#### Exercise:
Look for the string "matplotlib" in every line, and copy each line that has it.

============================================================

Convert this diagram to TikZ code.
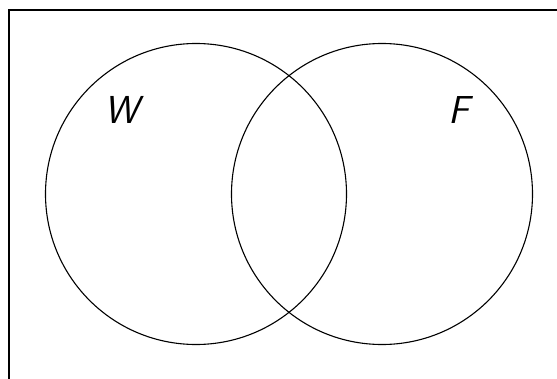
\documentclass[tikz,border=0pt]{standalone}
\usepackage{tikz}
\usetikzlibrary{positioning}

\begin{document}
\begin{tikzpicture}[x=1pt,y=1pt,line width=1.1pt]

\useasboundingbox (0,0) rectangle (557,-378);

% --- universe frame (runs off the page) ---
\begin{scope}
  \clip (0,0) rectangle (557,-378);
  \draw (9,-10) rectangle (600,-420);
\end{scope}

% --- the two sets ---
\node[circle,draw,inner sep=0pt,minimum size=301pt] (wset) at (196,-194) {};
\node[circle,draw,inner sep=0pt,minimum size=301pt] (fset) at (382,-194) {};

\node[font=\fontsize{39}{42}\selectfont\sffamily\itshape] (wlab) at (122,-110) {W};
\node[font=\fontsize{39}{42}\selectfont\sffamily\itshape] (flab) at (459,-110) {F};

\end{tikzpicture}
\end{document}
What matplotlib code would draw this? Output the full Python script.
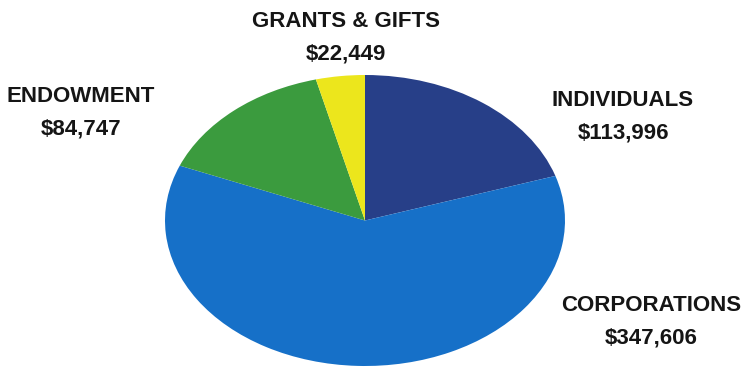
import matplotlib.pyplot as plt

categories = ["INDIVIDUALS", "CORPORATIONS", "ENDOWMENT", "GRANTS & GIFTS"]
amounts = [113996, 347606, 84747, 22449]
colors = ["#273f88", "#1670c8", "#3b9b3e", "#ece61c"]

# label centres in figure pixels (x, y from top)
label_pos = [(623, 117), (651, 322), (81, 113), (346, 38)]

W, H = 743, 377
fig = plt.figure(figsize=(W / 100, H / 100), dpi=100)

# squashed pie: axes box sets the ellipse
left, right, top, bottom = 165, 565, 75, 366
ax = fig.add_axes([left / W, (H - bottom) / H, (right - left) / W, (bottom - top) / H])
ax.pie(amounts, colors=colors, startangle=90, counterclock=False,
       wedgeprops=dict(linewidth=0))
ax.set_aspect("auto")
ax.set_xlim(-1, 1)
ax.set_ylim(-1, 1)
ax.axis("off")

for name, val, (x, y) in zip(categories, amounts, label_pos):
    fig.text(x / W, 1 - y / H, f"{name}\n${val:,}", ha="center", va="center",
             fontsize=16, fontweight="bold", family="Liberation Sans",
             linespacing=1.7, color="#151515")

fig.savefig("out.png", dpi=100, facecolor="white")
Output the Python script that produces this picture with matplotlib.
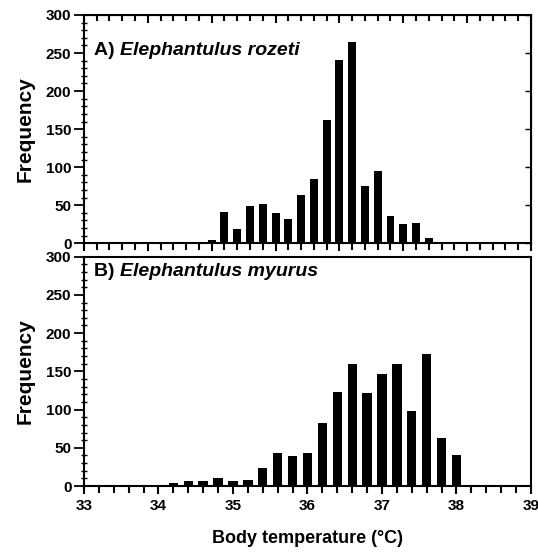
import matplotlib
matplotlib.use("Agg")
import matplotlib.pyplot as plt
from matplotlib.ticker import MultipleLocator

plt.rcParams['font.family'] = ['Liberation Sans', 'DejaVu Sans']
plt.rcParams['font.weight'] = 'bold'

# body temperature bins (deg C) and counts
temp_a = [35.0, 35.2, 35.4, 35.6, 35.8, 36.0, 36.2, 36.4, 36.6, 36.8, 37.0,
          37.2, 37.4, 37.6, 37.8, 38.0, 38.2, 38.4, 38.6, 38.8]
freq_a = [5, 41, 19, 49, 52, 40, 32, 64, 85, 162, 241,
          265, 75, 95, 36, 26, 27, 7, 1, 1]

temp_b = [34.2, 34.4, 34.6, 34.8, 35.0, 35.2, 35.4, 35.6, 35.8, 36.0, 36.2,
          36.4, 36.6, 36.8, 37.0, 37.2, 37.4, 37.6, 37.8, 38.0, 38.2]
freq_b = [4, 6, 6, 10, 7, 8, 24, 43, 39, 43, 82,
          123, 160, 122, 146, 159, 98, 173, 63, 41, 1]

x_ticks = [33, 34, 35, 36, 37, 38, 39]

fig = plt.figure(figsize=(5.38, 5.55), dpi=100)
ax1 = fig.add_axes([0.156, 0.5616, 0.831, 0.4114])
ax2 = fig.add_axes([0.156, 0.1243, 0.831, 0.4132])

ax1.bar(temp_a, freq_a, width=0.125, color='black')
ax2.bar(temp_b, freq_b, width=0.125, color='black')

for ax in (ax1, ax2):
    ax.set_ylim(0, 300)
    ax.yaxis.set_major_locator(MultipleLocator(50))
    ax.yaxis.set_minor_locator(MultipleLocator(10))
    ax.xaxis.set_minor_locator(MultipleLocator(0.2))
    for s in ax.spines.values():
        s.set_linewidth(1.5)
    ax.tick_params(axis='y', which='major', direction='out', length=7, width=1.3,
                   labelsize=11, pad=2)
    ax.tick_params(axis='y', which='minor', direction='inout', length=4, width=1)
    ax.tick_params(axis='x', which='major', direction='out', length=6, width=1.5,
                   labelsize=11)
    ax.tick_params(axis='x', which='minor', direction='out', length=5, width=1.5)
    ax.set_ylabel('Frequency', fontsize=15, fontweight='bold', labelpad=8)
    for lab in ax.get_yticklabels():
        lab.set_fontweight('bold')

ax1.set_xlim(33, 40)
ax1.xaxis.set_major_locator(MultipleLocator(1))
ax1.tick_params(axis='x', which='both', labelbottom=False)

# inward ticks on the top and right spines of panel A
top = ax1.secondary_xaxis('top')
top.xaxis.set_major_locator(MultipleLocator(1))
top.xaxis.set_minor_locator(MultipleLocator(0.2))
top.tick_params(which='both', direction='in', labeltop=False, width=1.5)
top.tick_params(which='major', length=6)
top.tick_params(which='minor', length=4)
right = ax1.secondary_yaxis('right')
right.yaxis.set_major_locator(MultipleLocator(50))
right.tick_params(direction='in', labelright=False, length=4, width=1)

ax2.set_xlim(33, 39)
ax2.set_xticks(x_ticks)
ax2.set_xticklabels([str(t) for t in x_ticks], fontweight='bold')
ax2.set_xlabel('Body temperature (°C)', fontsize=13, fontweight='bold', labelpad=12)


def label(ax, y, tag, name):
    t = ax.text(0.022, y, tag + ' ', transform=ax.transAxes, fontsize=14,
                fontweight='bold', va='center', ha='left')
    fig.canvas.draw()
    bb = t.get_window_extent().transformed(ax.transAxes.inverted())
    ax.text(bb.x1, y, name, transform=ax.transAxes, fontsize=14,
            fontweight='bold', style='italic', va='center', ha='left')


label(ax1, 0.846, 'A)', 'Elephantulus rozeti')
label(ax2, 0.934, 'B)', 'Elephantulus myurus')

fig.savefig('out.png', dpi=100)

============================================================

#### Task solution:
What matplotlib code would draw this? Output the full Python script.
import matplotlib.pyplot as plt
Output the Python script that produces this picture with matplotlib.
import matplotlib
matplotlib.use("Agg")
import matplotlib.pyplot as plt
from matplotlib.ticker import MultipleLocator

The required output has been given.